In the blog post I said, in part, “Of course, the physical security policy at the targeted company needs to be evaluated and enhanced through an installation of access control equipment such as: cameras, motion detectors, alarms; and, procedures, such as, all visitors and contractors are chaperoned through the facility without exception; and everybody wears an identifying badge on their outermost garment, with the exception of the CEO, maybe.”
This is still true, but in thinking about how companies can more effectively track the movements of persons traveling through their facility, I was reminded of the benefits of Radio Frequency Identification technology (RFID).
These days, a company does not need to rely only on “identifying badges” being worn by company personnel or visitors, or, employees challenging strangers to minimize their risk of IP theft.
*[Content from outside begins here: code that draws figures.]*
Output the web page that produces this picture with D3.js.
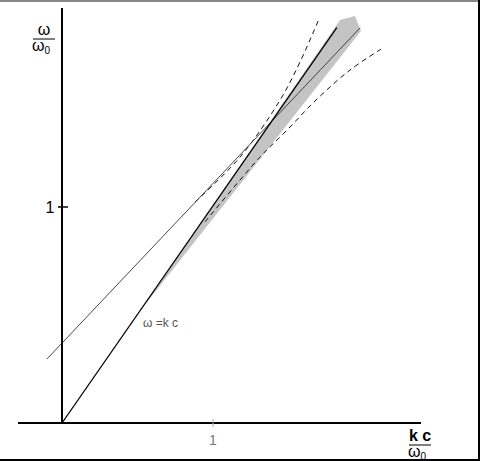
<!DOCTYPE html>
<html>
<head>
<meta charset="utf-8">
<script src="https://cdn.jsdelivr.net/npm/d3@7"></script>
<style>
  body { margin: 0; background: #fff; }
  svg text { font-family: "Liberation Sans", Arial, sans-serif; }
</style>
</head>
<body>
<div id="chart"></div>
<script>
// ----- data (units of omega_0 and omega_0/c) -----
var lightLine = [[0, 0], [1.82, 1.83]];              // omega = k c
var thinLine = [[-0.1, 0.296], [1.975, 1.83]];        // shifted straight line
var upperDashed = [[0.881, 1.023], [1.179, 1.231], [1.444, 1.495], [1.576, 1.671], [1.702, 1.870]];
var lowerDashed = [[0.947, 0.931], [1.311, 1.231], [1.490, 1.356], [1.682, 1.495], [1.907, 1.634], [2.113, 1.731]];
var band = [[0.517, 0.519], [1.841, 1.866], [1.940, 1.884], [1.980, 1.815]];
var xTicks = [1];
var yTicks = [1];

var width = 480, height = 461;

var svg = d3.select("#chart").append("svg")
	.attr("width", width)
	.attr("height", height);

var x = d3.scaleLinear().domain([0, 1]).range([62, 213]);
var y = d3.scaleLinear().domain([0, 1]).range([423, 207]);

var line = d3.line()
	.x(function(d) { return x(d[0]); })
	.y(function(d) { return y(d[1]); });

//Frame round the picture
svg.append("rect").attr("x", 0).attr("y", 0).attr("width", width).attr("height", 2).style("fill", "#888");
svg.append("rect").attr("x", 478).attr("y", 0).attr("width", 2).attr("height", height).style("fill", "#000");
svg.append("rect").attr("x", 0).attr("y", 459).attr("width", width).attr("height", 2).style("fill", "#000");

//Gray band
svg.append("path")
	.attr("d", line(band) + "Z")
	.style("fill", "#c4c4c4")
	.style("stroke", "none");

//Curves
svg.append("path")
	.attr("d", line.curve(d3.curveCatmullRom)(upperDashed))
	.style("fill", "none").style("stroke", "#111").style("stroke-width", 1)
	.style("stroke-dasharray", "5,4");
svg.append("path")
	.attr("d", line.curve(d3.curveCatmullRom)(lowerDashed))
	.style("fill", "none").style("stroke", "#111").style("stroke-width", 1)
	.style("stroke-dasharray", "5,4");
line.curve(d3.curveLinear);

svg.append("path")
	.attr("d", line(thinLine))
	.style("fill", "none").style("stroke", "#333").style("stroke-width", 0.9);

svg.append("path")
	.attr("d", line(lightLine))
	.style("fill", "none").style("stroke", "#000").style("stroke-width", 1.3);

//Axes
svg.append("line")
	.attr("x1", 18).attr("x2", 421).attr("y1", y(0)).attr("y2", y(0))
	.style("stroke", "#000").style("stroke-width", 2);
svg.append("line")
	.attr("x1", x(0)).attr("x2", x(0)).attr("y1", 8).attr("y2", y(0))
	.style("stroke", "#000").style("stroke-width", 2);

//Ticks
svg.selectAll(".xtick").data(xTicks).enter().append("line")
	.attr("x1", function(d) { return x(d); }).attr("x2", function(d) { return x(d); })
	.attr("y1", y(0) - 4).attr("y2", y(0) + 4)
	.style("stroke", "#aaa").style("stroke-width", 1);
svg.selectAll(".xlabel").data(xTicks).enter().append("text")
	.attr("x", function(d) { return x(d); }).attr("y", 445)
	.attr("text-anchor", "middle")
	.style("font-size", "14px").style("fill", "#777")
	.text(function(d) { return d; });

svg.selectAll(".ytick").data(yTicks).enter().append("line")
	.attr("x1", x(0) - 4).attr("x2", x(0) + 6)
	.attr("y1", function(d) { return y(d); }).attr("y2", function(d) { return y(d); })
	.style("stroke", "#000").style("stroke-width", 1.5);
svg.selectAll(".ylabel").data(yTicks).enter().append("text")
	.attr("x", 50).attr("y", function(d) { return y(d) + 6; })
	.attr("text-anchor", "middle")
	.style("font-size", "16px").style("fill", "#000")
	.text(function(d) { return d; });

//Axis titles as fractions
function fraction(cx, top, numText, bold) {
	var g = svg.append("g");
	g.append("text").attr("x", cx).attr("y", top)
		.attr("text-anchor", "middle")
		.style("font-size", "16px").style("font-weight", bold ? "bold" : "normal")
		.text(numText);
	g.append("line").attr("x1", cx - 11).attr("x2", cx + 11)
		.attr("y1", top + 4).attr("y2", top + 4)
		.style("stroke", "#000").style("stroke-width", 1);
	var den = g.append("text").attr("x", cx - 3).attr("y", top + 16)
		.attr("text-anchor", "middle")
		.style("font-size", "16px");
	den.append("tspan").text("ω");
	den.append("tspan").attr("dy", 3).style("font-size", "10px").text("0");
}
fraction(44, 35, "ω", false);
fraction(420, 441, "k c", true);

svg.append("text")
	.attr("x", 143).attr("y", 327)
	.style("font-size", "12px").style("fill", "#555")
	.text("ω =k c");
</script>
</body>
</html>
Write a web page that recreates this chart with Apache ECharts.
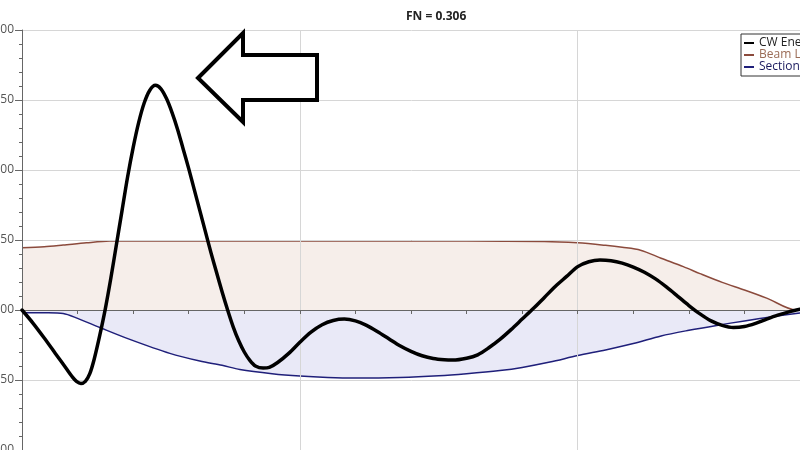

These days a company can acquire RFID technology that has the capability of ensuring that employees and visitors do not drift into areas in which they are not authorized.
Of course, in the Massachusetts incident, the problem was more fundamental. The bad actor infiltrated the building without being identified and logged in, to begin with. But when authorized persons such as employees enter the facility or a visitor is given permission to enter, it is possible to track their movements in real-time.
RFID technology essentially acts as an indoor GPS system.
CAPABILITIES OF RFID TECHNOLOGY
- Locate visitors and employees in real-time
- Record history of everybody’s movements throughout the facility
- Track inventory, as well as documents
For example, last year it was reported in The Economist that the Italian shoe manufacturer Ferragamo inserted RFID identification tags into their shoes. “Inserted in the left shoe’s sole is a passive radio-frequency identification (RFID) tag. A transmitter-receiver (known as an interrogator) can send a signal to the tag and read its response. Only genuine Ferragamo shoes send back the correct one. The RFIDs are the Italian shoemaker’s latest weapon in its campaign to protect its brand from fakes.”
There are a number of companies around the world that offer RFID technology to businesses, but in my research for this post, one RFID technology company website stood out.  It provided not only a comprehensive written description of the variety of ways and applications RFID technology can be used but also helpful YouTube video demos.
There are a number of obvious reasons for IP owners to explore the use of RFID technology, but one thing is that it affords a company real-time information as to the movements of persons and property within their facility. And for employees who take seriously the need to be more mindful of trade secrets protection need not feel compelled to put every unidentified person—metaphorically speaking—up against the wall.
This is good news for all IP owners confronted with the daily challenges of preventing the theft of their trade secrets from not only outsiders but insiders as well.
A company should not be vague about who is in their space.